--- Begin ---

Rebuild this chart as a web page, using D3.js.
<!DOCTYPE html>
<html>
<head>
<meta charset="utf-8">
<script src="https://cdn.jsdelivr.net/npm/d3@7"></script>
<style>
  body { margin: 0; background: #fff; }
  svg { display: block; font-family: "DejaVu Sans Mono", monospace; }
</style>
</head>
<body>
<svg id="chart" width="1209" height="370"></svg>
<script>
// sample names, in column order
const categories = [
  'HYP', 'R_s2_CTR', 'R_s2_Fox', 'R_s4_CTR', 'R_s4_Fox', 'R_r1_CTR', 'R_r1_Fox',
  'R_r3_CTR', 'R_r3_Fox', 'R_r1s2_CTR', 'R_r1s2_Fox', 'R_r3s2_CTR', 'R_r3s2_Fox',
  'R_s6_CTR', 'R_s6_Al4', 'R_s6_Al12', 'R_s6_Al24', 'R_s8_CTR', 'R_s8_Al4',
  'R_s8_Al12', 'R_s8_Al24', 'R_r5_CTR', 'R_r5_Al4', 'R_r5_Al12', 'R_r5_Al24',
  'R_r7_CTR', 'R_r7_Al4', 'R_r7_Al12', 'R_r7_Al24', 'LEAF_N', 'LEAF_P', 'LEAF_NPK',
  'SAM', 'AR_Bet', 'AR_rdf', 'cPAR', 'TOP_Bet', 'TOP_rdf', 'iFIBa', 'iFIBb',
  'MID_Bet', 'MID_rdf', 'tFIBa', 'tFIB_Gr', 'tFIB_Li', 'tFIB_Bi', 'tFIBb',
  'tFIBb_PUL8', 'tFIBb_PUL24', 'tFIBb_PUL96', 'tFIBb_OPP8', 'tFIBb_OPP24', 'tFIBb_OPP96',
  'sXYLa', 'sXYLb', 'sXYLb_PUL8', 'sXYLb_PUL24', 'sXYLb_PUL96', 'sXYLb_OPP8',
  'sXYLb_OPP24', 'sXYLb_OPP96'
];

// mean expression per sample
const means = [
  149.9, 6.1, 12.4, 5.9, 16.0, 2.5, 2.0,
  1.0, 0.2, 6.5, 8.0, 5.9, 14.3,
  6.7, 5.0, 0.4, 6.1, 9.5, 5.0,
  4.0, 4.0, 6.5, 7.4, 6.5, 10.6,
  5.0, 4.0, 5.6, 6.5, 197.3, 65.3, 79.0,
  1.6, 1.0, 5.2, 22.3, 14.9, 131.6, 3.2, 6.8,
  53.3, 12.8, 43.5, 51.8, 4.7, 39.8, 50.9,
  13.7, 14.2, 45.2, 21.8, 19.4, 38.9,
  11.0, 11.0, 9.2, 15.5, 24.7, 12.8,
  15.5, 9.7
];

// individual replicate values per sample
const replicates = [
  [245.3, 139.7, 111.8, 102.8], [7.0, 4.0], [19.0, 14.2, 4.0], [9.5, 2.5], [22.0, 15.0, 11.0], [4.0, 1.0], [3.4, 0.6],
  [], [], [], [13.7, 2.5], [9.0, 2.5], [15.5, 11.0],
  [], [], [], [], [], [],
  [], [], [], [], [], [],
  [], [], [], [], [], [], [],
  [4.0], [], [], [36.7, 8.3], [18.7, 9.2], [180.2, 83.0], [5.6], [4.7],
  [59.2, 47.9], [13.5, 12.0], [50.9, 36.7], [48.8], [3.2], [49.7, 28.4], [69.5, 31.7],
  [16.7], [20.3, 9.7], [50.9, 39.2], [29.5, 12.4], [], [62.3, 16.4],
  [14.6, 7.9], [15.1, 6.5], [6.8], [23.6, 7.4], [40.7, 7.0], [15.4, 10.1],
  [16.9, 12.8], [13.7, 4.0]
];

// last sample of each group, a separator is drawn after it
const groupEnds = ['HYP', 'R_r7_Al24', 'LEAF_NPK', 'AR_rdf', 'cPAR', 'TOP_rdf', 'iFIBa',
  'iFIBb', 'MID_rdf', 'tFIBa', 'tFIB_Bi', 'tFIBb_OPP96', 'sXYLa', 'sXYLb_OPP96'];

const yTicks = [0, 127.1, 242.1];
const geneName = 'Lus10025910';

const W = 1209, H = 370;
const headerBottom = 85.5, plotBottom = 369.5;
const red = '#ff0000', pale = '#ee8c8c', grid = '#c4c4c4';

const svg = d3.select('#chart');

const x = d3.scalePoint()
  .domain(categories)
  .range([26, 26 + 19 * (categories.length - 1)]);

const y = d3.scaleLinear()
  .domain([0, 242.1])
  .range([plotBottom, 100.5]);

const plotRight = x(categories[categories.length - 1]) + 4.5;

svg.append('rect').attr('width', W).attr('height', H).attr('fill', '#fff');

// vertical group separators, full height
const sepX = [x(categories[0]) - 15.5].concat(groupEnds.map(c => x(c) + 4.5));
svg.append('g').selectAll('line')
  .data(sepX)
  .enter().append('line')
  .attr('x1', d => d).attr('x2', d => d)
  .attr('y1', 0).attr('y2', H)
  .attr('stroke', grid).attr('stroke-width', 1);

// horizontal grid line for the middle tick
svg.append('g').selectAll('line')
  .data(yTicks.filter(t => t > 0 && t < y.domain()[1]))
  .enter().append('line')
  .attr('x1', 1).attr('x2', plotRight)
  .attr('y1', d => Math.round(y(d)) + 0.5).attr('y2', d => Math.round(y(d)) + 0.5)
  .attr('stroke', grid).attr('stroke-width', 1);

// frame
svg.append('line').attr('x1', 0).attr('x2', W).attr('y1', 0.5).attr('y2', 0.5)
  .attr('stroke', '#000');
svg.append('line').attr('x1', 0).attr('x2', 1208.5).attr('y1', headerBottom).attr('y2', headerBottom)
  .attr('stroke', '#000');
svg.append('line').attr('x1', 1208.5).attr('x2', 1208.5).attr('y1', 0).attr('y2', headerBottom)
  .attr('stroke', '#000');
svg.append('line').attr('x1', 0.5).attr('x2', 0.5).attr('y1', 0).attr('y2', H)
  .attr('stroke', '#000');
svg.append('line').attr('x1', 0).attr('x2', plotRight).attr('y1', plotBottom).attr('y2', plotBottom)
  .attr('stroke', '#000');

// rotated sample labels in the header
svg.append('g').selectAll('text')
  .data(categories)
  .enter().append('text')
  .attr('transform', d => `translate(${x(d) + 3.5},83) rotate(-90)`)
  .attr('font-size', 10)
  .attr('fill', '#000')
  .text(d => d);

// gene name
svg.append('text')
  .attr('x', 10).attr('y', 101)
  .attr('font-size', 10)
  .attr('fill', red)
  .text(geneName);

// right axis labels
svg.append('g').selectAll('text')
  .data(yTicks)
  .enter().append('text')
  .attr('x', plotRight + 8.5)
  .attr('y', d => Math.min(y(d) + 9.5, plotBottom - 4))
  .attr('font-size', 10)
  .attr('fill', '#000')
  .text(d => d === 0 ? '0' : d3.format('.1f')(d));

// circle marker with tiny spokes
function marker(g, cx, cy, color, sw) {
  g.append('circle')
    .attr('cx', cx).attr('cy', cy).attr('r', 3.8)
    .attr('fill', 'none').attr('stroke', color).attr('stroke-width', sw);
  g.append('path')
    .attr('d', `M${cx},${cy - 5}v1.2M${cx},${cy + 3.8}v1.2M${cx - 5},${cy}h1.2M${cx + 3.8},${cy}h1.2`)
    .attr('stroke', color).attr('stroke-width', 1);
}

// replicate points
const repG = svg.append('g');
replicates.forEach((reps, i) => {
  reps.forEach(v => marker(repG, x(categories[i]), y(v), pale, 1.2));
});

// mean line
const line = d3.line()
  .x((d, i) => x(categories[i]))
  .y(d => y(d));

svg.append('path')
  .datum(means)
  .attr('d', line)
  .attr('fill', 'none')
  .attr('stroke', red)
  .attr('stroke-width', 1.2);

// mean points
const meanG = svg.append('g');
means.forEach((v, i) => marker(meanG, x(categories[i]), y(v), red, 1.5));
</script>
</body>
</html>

--- End ---

### Exercise directions:
What is the number of lines in this listing that contain the word "chart"? Answer with that number and nothing else.

### Solution to this problem:
3